Julie Andrews was involved in a dangerous stunt that went wrong while filming classic Disney movie Mary Poppins.
The 81-year-old actress was on The Late Show with Stephen Colbert, when she recalled her days on the set of the 1964 Oscar-winning film, which starred Andrews as the singing magical nanny employed to look after two children in London.
Revealing the studio required the stars to do all their own stunts at the very end of filming so they didn't injure themselves and have to leave the shoot, she joked, "If I'd had an accident I would've been disposable after that."

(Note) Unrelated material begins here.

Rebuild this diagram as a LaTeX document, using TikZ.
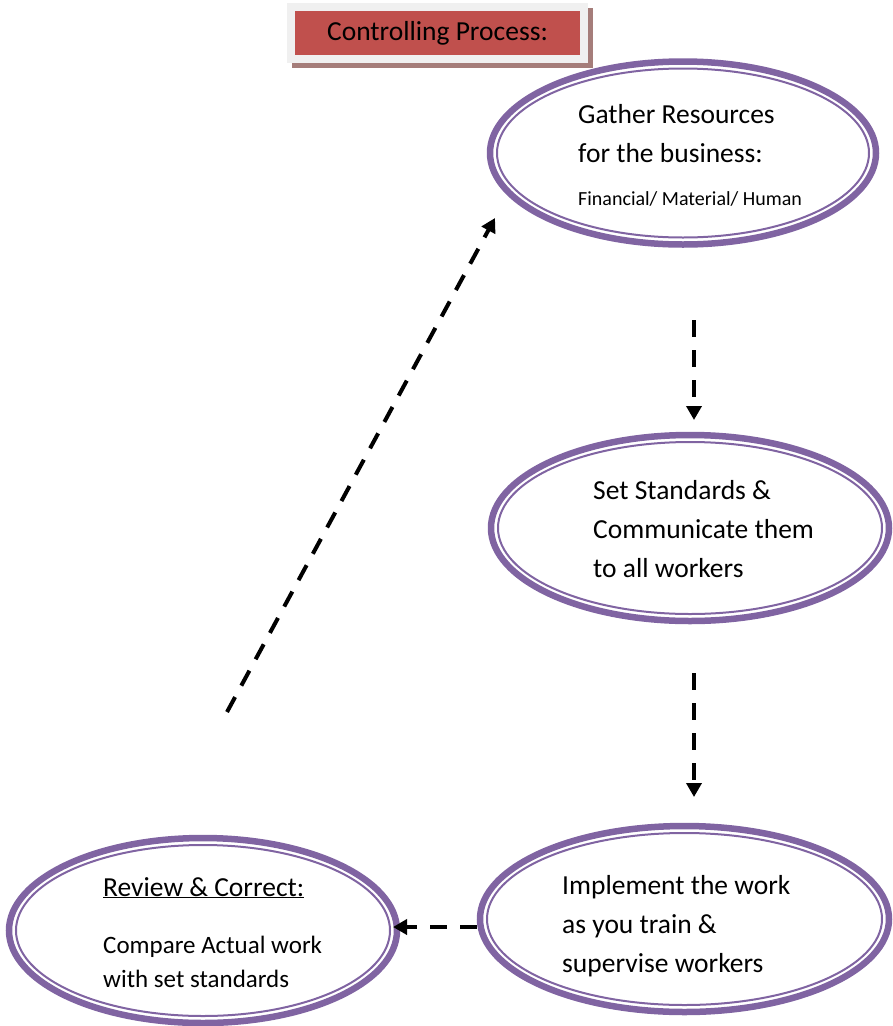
\documentclass[tikz,border=0pt]{standalone}
\usepackage{fontspec}
\setmainfont{Carlito}
\usetikzlibrary{arrows.meta,shapes.geometric,calc,positioning}
\definecolor{ringpurple}{RGB}{128,100,162}
\definecolor{boxred}{RGB}{192,80,77}
\definecolor{shadowred}{RGB}{165,125,122}
\definecolor{framegrey}{RGB}{240,240,240}

\tikzset{
  ring/.style={ellipse, draw=ringpurple, line width=6.5pt, inner sep=0pt,
    path picture={\draw[ringpurple, line width=2pt]
      let \p1=($(path picture bounding box.north east)-(path picture bounding box.center)$) in
      (path picture bounding box.center) ellipse [x radius=\x1-7pt, y radius=\y1-7pt];}},
  ringtext/.style={anchor=base west, align=left, inner sep=0pt,
    font=\fontsize{27.5}{39}\selectfont},
  smalltext/.style={anchor=base west, align=left, inner sep=0pt,
    font=\fontsize{25}{34}\selectfont},
  titlebox/.style={fill=boxred, minimum width=285pt, minimum height=44pt,
    inner sep=0pt, font=\fontsize{27.5}{33}\selectfont},
  flow/.style={line width=4pt, dash pattern=on 17pt off 13pt,
    -{Triangle[length=14pt, width=15pt]}},
}

\begin{document}
\begin{tikzpicture}[x=1pt, y=-1pt]
\useasboundingbox (0,0) rectangle (893,1026);

% title
\fill[shadowred] (292,8) rectangle (593,68);
\fill[framegrey] (287,3) rectangle (588,63);
\node[titlebox] (title) at (437.5,33) {Controlling Process:};

% the four steps
\node[ring, minimum width=386pt, minimum height=183pt] (gather) at (683,153) {};
\node[ring, minimum width=398pt, minimum height=186pt] (standards) at (690,528) {};
\node[ring, minimum width=409pt, minimum height=186pt] (implement) at (684.5,919) {};
\node[ring, minimum width=388pt, minimum height=185pt] (review) at (203,930.5) {};

% texts (base = last line)
\node[ringtext] (gathertext) at (578,162) {Gather Resources\\for the business:};
\node[ringtext, font=\fontsize{20}{24}\selectfont] (gathersub) at (578,205) {Financial/ Material/ Human};
\node[ringtext] (standardstext) at (593,577) {Set Standards \&\\Communicate them\\to all workers};
\node[ringtext] (implementtext) at (562,972) {Implement the work\\as you train \&\\supervise workers};
\node[ringtext] (reviewtext) at (103,896) {\underline{Review \& Correct:}};
\node[smalltext] (reviewsub) at (103,987) {Compare Actual work\\with set standards};

% arrows
\coordinate (a1s) at (694,320);
\coordinate (a1e) at (694,420);
\coordinate (a2s) at (694,673);
\coordinate (a2e) at (694,797);
\coordinate (a3e) at (393,927);
\coordinate (a4s) at (227,712);
\coordinate (a4e) at (495,218);
\draw[flow] (a1s) -- (a1e);
\draw[flow] (a2s) -- (a2e);
\draw[flow] (implement.west |- a3e) -- (a3e);
\draw[flow] (a4s) -- (a4e);
\end{tikzpicture}
\end{document}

An incredulous Colbert asked Andrews exactly what stunts she needed to perform on the children's movie, and the actress recalled a particularly dangerous day of filming, which required her to be on wires for the iconic scene in which Mary Poppins is seen flying across the London skies with her umbrella.
"It was the end of filming, and I was in this excruciatingly painful harness, and I was hanging around up there for the longest time, with the umbrella," she explained. "I felt myself, after hanging around up there, I thought I felt the wire drop about six inches. So, I thought, 'Oh gosh, to have an accident at the end of the (film) like this'... I was very nervous, and very tired."
Worried she was about to fall from a great height onto the stage, she asked the crew to make sure she was taken care of.
"So, I shouted down, 'Excuse me! When you do let me down, could you let me down really gently, because I felt myself slip, and I don't feel too safe up here'. And, when they let me down... I plummeted to the stage. There was an awful silence, and I did let fly with a few Anglo-Saxon four-letter words," she laughed.
Andrews was on the show to promote her new educational series Julie's Greenroom, which is due to premiere on Netflix in March.